If you wear oversized sweats to the grocery store, and an attractive man smiles at you, is it a flirty smile or a pity smile?
Her: ‘Are you listening to a word I’m saying?!’
Me: ‘Sounds like a plan.’
Our first Skype date was going really well until she figured out I was using her WiFi…from her porch.
ME: Not all heroes eat crepes.
HIM: It’s “Not all heroes wear capes.”
ME: Oh, so do all heroes eat crepes?
HIM:
ME: Then shut up.
*fakes headache to get out of work*
*updates resume with “proficient at adapting previously learned skills to new tasks”*
What I really need is a visit from the ghost of christmas don’t cut your own bangs.
Ways to make your woman happy.
1. Cook for her.
2. Surprise her with hugs & kisses.
3. Hide a lion in her apartment then rescue her.
*Gets arrested for making prank phone calls
[At Police Station]
“You can make one phone call”
*Dials random #
“Is your fridge running?”
You ever watch a scary movie and then go to bed but need to watch cartoons first as a palate cleanser?
NASA is launching a new mission to say sorry to the aliens, they are calling it, “Apollo G”
There’s no ‘i’ in gaslight.
*Bites werewolf*
Me: At every sunrise you will transform into middle management.
Werewolf: No!
Me: And you will go to bed at a reasonable time…EVERY NIGHT.
CAR GPS: turn left
PHONE GPS: turn right
C: who was that?
ME: just a friend
P: just a friend?
ME: wait
C: make an illegal U-turn
ME: babe
Ate half my sandwich prolly save the other half for later
half of halloween decorations are “what if a pumpkin could smile :)” and the other half is “would you like to see a clown stab a dog”.
I hate this time of year when you have to check all your razors to make sure none of them are actually made of chocolate
Serious question, why do rich people wear monocles? Like they can afford two lenses, am I right?
Them: how old are you
Me: well let’s see, I was born in 1976 so that would make me *counts on fingers* 150 years old.
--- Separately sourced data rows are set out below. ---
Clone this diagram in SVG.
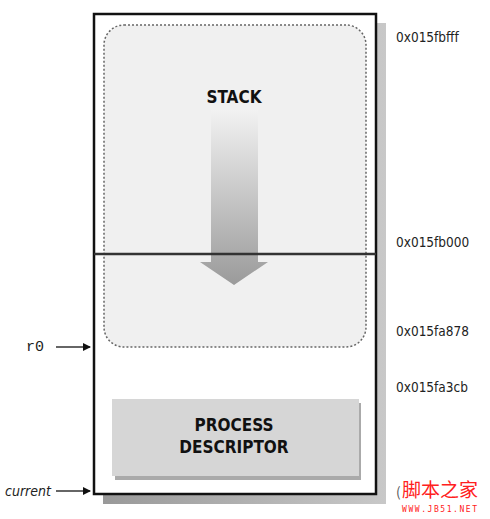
<svg xmlns="http://www.w3.org/2000/svg" width="490" height="519" viewBox="0 0 490 519">
<defs>
<linearGradient id="ag" x1="0" y1="0" x2="0" y2="1">
<stop offset="0" stop-color="#f2f2f2"/>
<stop offset="1" stop-color="#9a9a9a"/>
</linearGradient>
<linearGradient id="sh" x1="0" y1="0" x2="1" y2="0">
<stop offset="0" stop-color="#999"/>
<stop offset="1" stop-color="#c8c8c8"/>
</linearGradient>
<marker id="ah" markerWidth="8" markerHeight="8" refX="7" refY="4" orient="auto" markerUnits="userSpaceOnUse">
<path d="M0,0 L8,4 L0,8 z" fill="#111"/>
</marker>
<style>
.addr{font-family:"DejaVu Sans Condensed","Liberation Sans Narrow","Liberation Sans",sans-serif;font-stretch:condensed;font-size:13.5px;fill:#222}
.lbl{font-family:"DejaVu Sans Condensed","Liberation Sans Narrow","Liberation Sans",sans-serif;font-stretch:condensed;font-weight:bold;font-size:17px;fill:#111;text-anchor:middle}
.conn{stroke:#333;stroke-width:1.5;fill:none;marker-end:url(#ah)}
</style>
</defs>
<g id="memory">
<rect x="103" y="23" width="283" height="481" fill="url(#sh)"/>
<rect x="94" y="14" width="282" height="480" fill="#fff" stroke="#111" stroke-width="2.5"/>
</g>
<g id="stack">
<rect x="104" y="25" width="262" height="322" rx="20" fill="#f0f0f0" stroke="#666" stroke-width="1.5" stroke-dasharray="2,2"/>
<text class="lbl" x="234" y="103">STACK</text>
<path d="M211,110 H258 V262 H268 L234,285 L200,262 H211 Z" fill="url(#ag)"/>
</g>
<g id="boundary">
<line x1="94" y1="254" x2="376" y2="254" stroke="#333" stroke-width="2.5"/>
</g>
<g id="process-descriptor">
<rect x="115" y="403" width="246" height="77" fill="#aaaaaa"/>
<rect x="112" y="399" width="247" height="77" fill="#d6d6d6"/>
<text class="lbl" x="234" y="431">PROCESS</text>
<text class="lbl" x="234" y="453">DESCRIPTOR</text>
</g>
<g id="addresses">
<text class="addr" x="396" y="42">0x015fbfff</text>
<text class="addr" x="396" y="247">0x015fb000</text>
<text class="addr" x="396" y="336">0x015fa878</text>
<text class="addr" x="396" y="392">0x015fa3cb</text>
</g>
<g id="pointers">
<text x="26" y="351" font-family="Liberation Mono,monospace" font-size="15" fill="#222">r0</text>
<text x="5" y="496" font-family="DejaVu Sans Condensed,Liberation Sans,sans-serif" font-stretch="condensed" font-style="italic" font-size="14" fill="#222">current</text>
</g>
<g id="connectors">
<line class="conn" x1="56" y1="347" x2="90" y2="347"/>
<line class="conn" x1="56" y1="491" x2="90" y2="491"/>
</g>
<g id="watermark">
<text x="396" y="497" font-family="Noto Sans CJK SC,sans-serif" font-size="13.5" fill="#555">(</text>
<text x="402" y="497" font-family="Noto Sans CJK SC,sans-serif" font-size="19" fill="#ff2020">脚本之家</text>
<text x="402" y="512" font-family="DejaVu Sans Mono,monospace" font-size="8" fill="#ff2020" textLength="75">WWW.JB51.NET</text>
</g>
</svg>
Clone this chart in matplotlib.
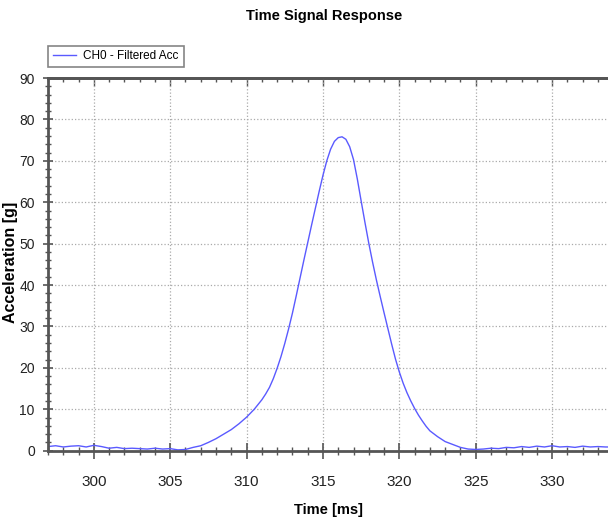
import matplotlib.pyplot as plt
from matplotlib.ticker import MultipleLocator

# time [ms] and filtered acceleration [g]
time_ms = [297.0, 297.5, 298.0, 298.5, 299.0, 299.5, 300.0, 300.5, 301.0, 301.5,
           302.0, 302.5, 303.0, 303.5, 304.0, 304.5, 305.0, 305.5, 306.0, 306.5,
           307.0, 307.5, 308.0, 308.5, 309.0, 309.5, 310.0, 310.5,
           311.0, 311.25, 311.5, 311.75, 312.0, 312.25, 312.5, 312.75,
           313.0, 313.25, 313.5, 313.75, 314.0, 314.25, 314.5, 314.75,
           315.0, 315.25, 315.5, 315.75, 316.0, 316.25, 316.5, 316.75,
           317.0, 317.25, 317.5, 317.75, 318.0, 318.25, 318.5, 318.75,
           319.0, 319.25, 319.5, 319.75, 320.0, 320.25, 320.5, 320.75,
           321.0, 321.25, 321.5, 321.75, 322.0, 322.5, 323.0, 323.5,
           324.0, 324.5, 325.0, 325.5, 326.0, 326.5, 327.0, 327.5, 328.0, 328.5,
           329.0, 329.5, 330.0, 330.5, 331.0, 331.5, 332.0, 332.5, 333.0, 333.5, 334.0]
acc_g = [1.0, 1.2, 0.9, 1.1, 1.2, 0.9, 1.3, 1.0, 0.6, 0.8,
         0.5, 0.6, 0.5, 0.4, 0.6, 0.4, 0.5, 0.2, 0.3, 0.8,
         1.2, 2.0, 2.9, 4.0, 5.1, 6.5, 8.1, 10.0,
         12.3, 13.7, 15.3, 17.4, 19.9, 22.7, 25.9, 29.4,
         33.2, 37.4, 41.7, 46.0, 50.2, 54.4, 58.5, 62.6,
         66.5, 70.0, 72.8, 74.7, 75.6, 75.8, 75.2, 73.4,
         70.3, 65.6, 60.3, 55.1, 50.1, 45.5, 41.2, 37.2,
         33.3, 29.5, 25.7, 22.1, 19.0, 16.3, 14.0, 12.0,
         10.2, 8.6, 7.2, 5.9, 4.8, 3.4, 2.2, 1.5,
         0.8, 0.4, 0.3, 0.4, 0.6, 0.5, 0.8, 0.7, 1.0, 0.8,
         1.1, 0.9, 1.2, 0.9, 1.0, 0.8, 1.1, 0.9, 1.0, 0.9, 0.9]

font = ['Liberation Sans', 'DejaVu Sans']
axis_col = '#555555'

fig = plt.figure(figsize=(6.08, 5.23), dpi=100)
ax = fig.add_axes([48 / 608, 1 - 450.7 / 523, 1 - 48 / 608, (450.7 - 78) / 523])

ax.plot(time_ms, acc_g, color='#5a5aff', linewidth=1.0, label='CH0 - Filtered Acc')

ax.set_xlim(297, 333.66)
ax.set_ylim(0, 90)
ax.xaxis.set_major_locator(MultipleLocator(5))
ax.xaxis.set_minor_locator(MultipleLocator(1))
ax.yaxis.set_major_locator(MultipleLocator(10))
ax.yaxis.set_minor_locator(MultipleLocator(2))

ax.grid(True, which='major', linestyle=':', color='#aaaaaa', linewidth=0.9)

for side in ['left', 'bottom', 'top']:
    ax.spines[side].set_color(axis_col)
    ax.spines[side].set_linewidth(2)
ax.spines['right'].set_visible(False)

ax.tick_params(axis='x', which='major', direction='inout', length=11, width=1.2,
               color=axis_col, pad=12)
ax.tick_params(axis='x', which='minor', direction='inout', length=6, width=1,
               color=axis_col)
ax.tick_params(axis='y', which='major', direction='inout', length=7, width=1.2,
               color=axis_col, pad=6)
ax.tick_params(axis='y', which='minor', direction='inout', length=4, width=1,
               color=axis_col)

top = ax.secondary_xaxis('top')
top.xaxis.set_major_locator(MultipleLocator(5))
top.xaxis.set_minor_locator(MultipleLocator(1))
top.tick_params(which='major', direction='in', length=6, width=1, color=axis_col,
                labeltop=False)
top.tick_params(which='minor', direction='in', length=3, width=1, color=axis_col)
top.spines['top'].set_color(axis_col)
top.spines['top'].set_linewidth(2)

for lab in ax.get_xticklabels():
    lab.set_family(font)
    lab.set_fontsize(11)
    lab.set_color('#222222')
for lab in ax.get_yticklabels():
    lab.set_family(font)
    lab.set_fontsize(10)
    lab.set_color('#222222')

ax.set_xlabel('Time [ms]', family=font, fontsize=10.5, fontweight='bold', labelpad=10)
fig.text(11 / 608, 1 - 262 / 523, 'Acceleration [g]', family=font, fontsize=11.5,
         fontweight='bold', rotation=90, ha='center', va='center')
fig.text(324 / 608, 1 - 16 / 523, 'Time Signal Response', family=font,
         fontsize=10.5, fontweight='bold', ha='center', va='center')

leg = ax.legend(loc='lower left', bbox_to_anchor=(48 / 608, 1 - 67 / 523),
                bbox_transform=fig.transFigure, frameon=True, fancybox=False,
                borderaxespad=0, handlelength=2.0, handletextpad=0.6, borderpad=0.4,
                prop={'family': font, 'size': 8.5})
leg.get_frame().set_edgecolor('#666666')
leg.get_frame().set_linewidth(1.2)

fig.savefig('out.png', dpi=100)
You washed your hands? Be honest. Your hands washed each other, and you just watched like a sick freak.
*the doctor looks up at me after reviewing my blood test for several minutes*
are you sure you’re not a donut?
“Draw me like one of your Trash girls”
Pluto is no longer a planet, and the U.S. might have a 51st state soon.
Looks like 3rd grade was a total waste of time.
A jealous woman…can make the FBI look like mall security.